Dataset entries:
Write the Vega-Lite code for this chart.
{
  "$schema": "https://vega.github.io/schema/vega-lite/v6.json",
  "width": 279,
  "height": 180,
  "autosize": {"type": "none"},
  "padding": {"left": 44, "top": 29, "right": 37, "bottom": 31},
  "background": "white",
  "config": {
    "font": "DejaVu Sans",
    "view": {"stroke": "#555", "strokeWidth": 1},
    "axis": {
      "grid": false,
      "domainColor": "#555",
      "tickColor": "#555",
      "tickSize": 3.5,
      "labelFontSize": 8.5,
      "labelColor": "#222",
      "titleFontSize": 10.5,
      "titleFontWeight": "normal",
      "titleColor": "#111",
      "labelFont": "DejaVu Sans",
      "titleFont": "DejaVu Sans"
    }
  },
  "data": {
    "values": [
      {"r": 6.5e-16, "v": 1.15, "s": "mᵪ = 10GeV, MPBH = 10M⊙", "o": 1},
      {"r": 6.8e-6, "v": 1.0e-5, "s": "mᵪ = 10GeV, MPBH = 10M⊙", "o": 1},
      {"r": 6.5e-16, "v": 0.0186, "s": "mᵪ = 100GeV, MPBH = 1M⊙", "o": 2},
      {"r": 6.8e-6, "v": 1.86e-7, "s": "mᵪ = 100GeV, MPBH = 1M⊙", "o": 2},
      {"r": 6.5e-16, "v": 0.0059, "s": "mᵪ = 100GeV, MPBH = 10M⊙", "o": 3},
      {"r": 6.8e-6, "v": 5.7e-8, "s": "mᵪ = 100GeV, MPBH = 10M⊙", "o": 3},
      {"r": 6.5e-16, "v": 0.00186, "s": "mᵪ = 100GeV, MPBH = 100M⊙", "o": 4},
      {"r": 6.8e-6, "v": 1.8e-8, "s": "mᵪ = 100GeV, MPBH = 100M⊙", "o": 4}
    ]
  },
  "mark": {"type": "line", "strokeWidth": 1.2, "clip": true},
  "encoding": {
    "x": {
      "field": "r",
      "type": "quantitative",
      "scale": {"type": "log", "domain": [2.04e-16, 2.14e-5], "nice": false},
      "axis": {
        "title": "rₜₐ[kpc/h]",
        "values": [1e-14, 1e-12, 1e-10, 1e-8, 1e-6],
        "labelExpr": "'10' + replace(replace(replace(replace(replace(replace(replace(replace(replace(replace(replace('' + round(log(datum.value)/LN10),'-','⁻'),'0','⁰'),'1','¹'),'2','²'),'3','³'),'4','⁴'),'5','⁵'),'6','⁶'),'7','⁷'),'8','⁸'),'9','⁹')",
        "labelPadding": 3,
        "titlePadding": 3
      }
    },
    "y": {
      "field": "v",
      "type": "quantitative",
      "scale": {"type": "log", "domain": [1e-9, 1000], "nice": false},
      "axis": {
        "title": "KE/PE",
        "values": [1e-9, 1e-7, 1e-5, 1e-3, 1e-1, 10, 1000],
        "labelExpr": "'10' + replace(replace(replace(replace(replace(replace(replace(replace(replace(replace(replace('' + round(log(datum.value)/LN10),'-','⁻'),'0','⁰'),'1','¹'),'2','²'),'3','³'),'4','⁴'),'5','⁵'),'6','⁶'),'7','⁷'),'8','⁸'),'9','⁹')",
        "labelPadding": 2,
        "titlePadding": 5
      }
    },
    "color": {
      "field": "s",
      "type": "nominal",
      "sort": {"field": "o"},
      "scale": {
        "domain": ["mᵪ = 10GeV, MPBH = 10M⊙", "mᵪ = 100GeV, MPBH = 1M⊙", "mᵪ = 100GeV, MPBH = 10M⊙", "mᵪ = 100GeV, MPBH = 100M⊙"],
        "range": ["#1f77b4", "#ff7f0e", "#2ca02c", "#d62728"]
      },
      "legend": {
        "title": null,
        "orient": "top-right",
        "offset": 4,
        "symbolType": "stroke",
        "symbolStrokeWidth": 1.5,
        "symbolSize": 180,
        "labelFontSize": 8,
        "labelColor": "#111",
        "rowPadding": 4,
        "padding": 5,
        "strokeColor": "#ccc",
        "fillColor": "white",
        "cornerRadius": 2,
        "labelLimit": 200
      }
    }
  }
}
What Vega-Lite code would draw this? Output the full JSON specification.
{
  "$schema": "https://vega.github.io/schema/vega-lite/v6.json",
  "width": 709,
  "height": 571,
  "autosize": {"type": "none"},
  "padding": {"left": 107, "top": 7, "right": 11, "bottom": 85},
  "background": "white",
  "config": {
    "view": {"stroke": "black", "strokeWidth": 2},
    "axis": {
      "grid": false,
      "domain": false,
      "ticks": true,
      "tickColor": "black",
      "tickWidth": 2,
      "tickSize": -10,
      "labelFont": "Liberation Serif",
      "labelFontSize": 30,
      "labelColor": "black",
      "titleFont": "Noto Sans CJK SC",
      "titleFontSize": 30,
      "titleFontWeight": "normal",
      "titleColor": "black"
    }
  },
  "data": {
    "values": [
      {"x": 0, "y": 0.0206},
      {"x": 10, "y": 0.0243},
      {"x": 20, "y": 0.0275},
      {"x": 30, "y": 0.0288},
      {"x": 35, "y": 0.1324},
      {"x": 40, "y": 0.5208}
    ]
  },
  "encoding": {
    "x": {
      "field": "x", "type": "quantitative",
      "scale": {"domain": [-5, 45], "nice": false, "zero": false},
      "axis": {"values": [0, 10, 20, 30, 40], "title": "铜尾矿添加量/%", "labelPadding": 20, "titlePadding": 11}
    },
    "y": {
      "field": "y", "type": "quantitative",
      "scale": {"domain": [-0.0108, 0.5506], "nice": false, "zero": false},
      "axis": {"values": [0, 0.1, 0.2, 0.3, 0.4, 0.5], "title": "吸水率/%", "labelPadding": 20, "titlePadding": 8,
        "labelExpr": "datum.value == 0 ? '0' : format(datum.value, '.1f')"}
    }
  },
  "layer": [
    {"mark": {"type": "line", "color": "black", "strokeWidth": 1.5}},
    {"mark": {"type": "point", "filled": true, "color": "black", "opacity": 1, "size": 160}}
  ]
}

**Description of the task**
Return every record, word for word.

**Complete response**
Write the Vega-Lite code for this chart.
{
  "$schema": "https://vega.github.io/schema/vega-lite/v6.json",
  "width": 279,
  "height": 180,
  "autosize": {"type": "none"},
  "padding": {"left": 44, "top": 29, "right": 37, "bottom": 31},
  "background": "white",
  "config": {
    "font": "DejaVu Sans",
    "view": {"stroke": "#555", "strokeWidth": 1},
    "axis": {
      "grid": false,
      "domainColor": "#555",
      "tickColor": "#555",
      "tickSize": 3.5,
      "labelFontSize": 8.5,
      "labelColor": "#222",
      "titleFontSize": 10.5,
      "titleFontWeight": "normal",
      "titleColor": "#111",
      "labelFont": "DejaVu Sans",
      "titleFont": "DejaVu Sans"
    }
  },
  "data": {
    "values": [
      {"r": 6.5e-16, "v": 1.15, "s": "mᵪ = 10GeV, MPBH = 10M⊙", "o": 1},
      {"r": 6.8e-6, "v": 1.0e-5, "s": "mᵪ = 10GeV, MPBH = 10M⊙", "o": 1},
      {"r": 6.5e-16, "v": 0.0186, "s": "mᵪ = 100GeV, MPBH = 1M⊙", "o": 2},
      {"r": 6.8e-6, "v": 1.86e-7, "s": "mᵪ = 100GeV, MPBH = 1M⊙", "o": 2},
      {"r": 6.5e-16, "v": 0.0059, "s": "mᵪ = 100GeV, MPBH = 10M⊙", "o": 3},
      {"r": 6.8e-6, "v": 5.7e-8, "s": "mᵪ = 100GeV, MPBH = 10M⊙", "o": 3},
      {"r": 6.5e-16, "v": 0.00186, "s": "mᵪ = 100GeV, MPBH = 100M⊙", "o": 4},
      {"r": 6.8e-6, "v": 1.8e-8, "s": "mᵪ = 100GeV, MPBH = 100M⊙", "o": 4}
    ]
  },
  "mark": {"type": "line", "strokeWidth": 1.2, "clip": true},
  "encoding": {
    "x": {
      "field": "r",
      "type": "quantitative",
      "scale": {"type": "log", "domain": [2.04e-16, 2.14e-5], "nice": false},
      "axis": {
        "title": "rₜₐ[kpc/h]",
        "values": [1e-14, 1e-12, 1e-10, 1e-8, 1e-6],
        "labelExpr": "'10' + replace(replace(replace(replace(replace(replace(replace(replace(replace(replace(replace('' + round(log(datum.value)/LN10),'-','⁻'),'0','⁰'),'1','¹'),'2','²'),'3','³'),'4','⁴'),'5','⁵'),'6','⁶'),'7','⁷'),'8','⁸'),'9','⁹')",
        "labelPadding": 3,
        "titlePadding": 3
      }
    },
    "y": {
      "field": "v",
      "type": "quantitative",
      "scale": {"type": "log", "domain": [1e-9, 1000], "nice": false},
      "axis": {
        "title": "KE/PE",
        "values": [1e-9, 1e-7, 1e-5, 1e-3, 1e-1, 10, 1000],
        "labelExpr": "'10' + replace(replace(replace(replace(replace(replace(replace(replace(replace(replace(replace('' + round(log(datum.value)/LN10),'-','⁻'),'0','⁰'),'1','¹'),'2','²'),'3','³'),'4','⁴'),'5','⁵'),'6','⁶'),'7','⁷'),'8','⁸'),'9','⁹')",
        "labelPadding": 2,
        "titlePadding": 5
      }
    },
    "color": {
      "field": "s",
      "type": "nominal",
      "sort": {"field": "o"},
      "scale": {
        "domain": ["mᵪ = 10GeV, MPBH = 10M⊙", "mᵪ = 100GeV, MPBH = 1M⊙", "mᵪ = 100GeV, MPBH = 10M⊙", "mᵪ = 100GeV, MPBH = 100M⊙"],
        "range": ["#1f77b4", "#ff7f0e", "#2ca02c", "#d62728"]
      },
      "legend": {
        "title": null,
        "orient": "top-right",
        "offset": 4,
        "symbolType": "stroke",
        "symbolStrokeWidth": 1.5,
        "symbolSize": 180,
        "labelFontSize": 8,
        "labelColor": "#111",
        "rowPadding": 4,
        "padding": 5,
        "strokeColor": "#ccc",
        "fillColor": "white",
        "cornerRadius": 2,
        "labelLimit": 200
      }
    }
  }
}
What Vega-Lite code would draw this? Output the full JSON specification.
{
  "$schema": "https://vega.github.io/schema/vega-lite/v6.json",
  "width": 709,
  "height": 571,
  "autosize": {"type": "none"},
  "padding": {"left": 107, "top": 7, "right": 11, "bottom": 85},
  "background": "white",
  "config": {
    "view": {"stroke": "black", "strokeWidth": 2},
    "axis": {
      "grid": false,
      "domain": false,
      "ticks": true,
      "tickColor": "black",
      "tickWidth": 2,
      "tickSize": -10,
      "labelFont": "Liberation Serif",
      "labelFontSize": 30,
      "labelColor": "black",
      "titleFont": "Noto Sans CJK SC",
      "titleFontSize": 30,
      "titleFontWeight": "normal",
      "titleColor": "black"
    }
  },
  "data": {
    "values": [
      {"x": 0, "y": 0.0206},
      {"x": 10, "y": 0.0243},
      {"x": 20, "y": 0.0275},
      {"x": 30, "y": 0.0288},
      {"x": 35, "y": 0.1324},
      {"x": 40, "y": 0.5208}
    ]
  },
  "encoding": {
    "x": {
      "field": "x", "type": "quantitative",
      "scale": {"domain": [-5, 45], "nice": false, "zero": false},
      "axis": {"values": [0, 10, 20, 30, 40], "title": "铜尾矿添加量/%", "labelPadding": 20, "titlePadding": 11}
    },
    "y": {
      "field": "y", "type": "quantitative",
      "scale": {"domain": [-0.0108, 0.5506], "nice": false, "zero": false},
      "axis": {"values": [0, 0.1, 0.2, 0.3, 0.4, 0.5], "title": "吸水率/%", "labelPadding": 20, "titlePadding": 8,
        "labelExpr": "datum.value == 0 ? '0' : format(datum.value, '.1f')"}
    }
  },
  "layer": [
    {"mark": {"type": "line", "color": "black", "strokeWidth": 1.5}},
    {"mark": {"type": "point", "filled": true, "color": "black", "opacity": 1, "size": 160}}
  ]
}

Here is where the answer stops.